|Date(s):||October 26, 1921|
|Tag(s):||Race Relations, african americans|
|Course:||“Historian's Craft,” University of Alabama at Birmingham|
|Rating:||4.33 (6 votes)|
On October 26, 1921 President Warren G. Harding visited Birmingham, Alabama. The Magic City was celebrating its semi centennial - fifty years of being a city in the New South. It was a city without a typical Southern past. Founded in 1871, Birmingham was a model city at this time – railroads, blast furnaces and steel mills marked its landscape. It was a bustling industrial giant; and, it was here in this thriving metropolis that President Harding delivered the first speech given in the South by a sitting president which called for racial equality.
President Harding arrived at the Birmingham Terminal Station at 8:45 A.M. aboard a special train from Washington. A grand parade began at 10:00 A.M., in the lead car President Harding greeted thousands of onlookers waving American flags and eventually traveled to the Tutwiler Hotel. The Tutwiler’s balcony served as the reviewing stand for the President and his party as the parade traveled past – Civil War veterans, groups of industrial workers, National Guardsmen – the whole city turned out for the Presidential visit.
Harding’s official address to the city was delivered in Woodrow Wilson Park at 11:30 A.M. to a large crowd of the fast-growing city. Harding’s plan was to use this speech to make his first public show of support for the Republican National Committee’s plans to reorganize the party in the South. He explained that race was becoming an issue and could no longer remain a solely regional concern. Harding spoke of the great migrations of black laborers to the North during World War I, the meritorious service given by black soldiers during the war, and then spoke of political equality as a guarantee of the U.S. Constitution: “Let the black man vote when he is fit to vote; prohibit the white man voting when he is unfit to vote.” While white listeners fell largely silent, African Americans cheered from their segregated section of the park. Calling for “an end of prejudice” Harding went further than any president since Abraham Lincoln.

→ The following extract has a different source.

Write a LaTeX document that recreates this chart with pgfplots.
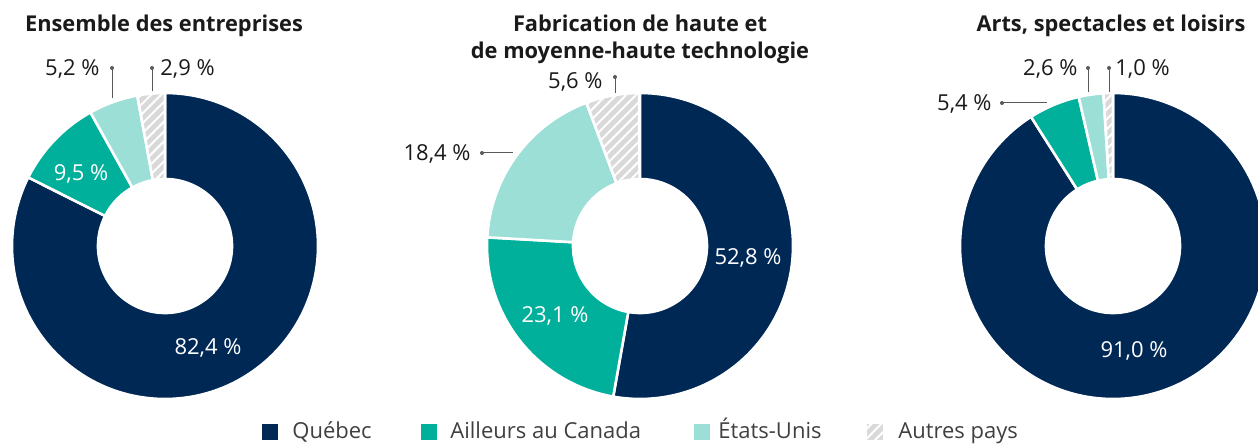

With this speech, Warren G. Harding became the first President to support civil rights on Southern soil for African Americans. He felt that African Americans should have full equality in employment, education and political life. While some may consider Harding a mediocre President, it is clear that he was a good man who sought equality under the law for all American citizens - white and black - at a time of severe racial intolerance, by openly advocating civil rights. President Harding was clearly a man of his convictions.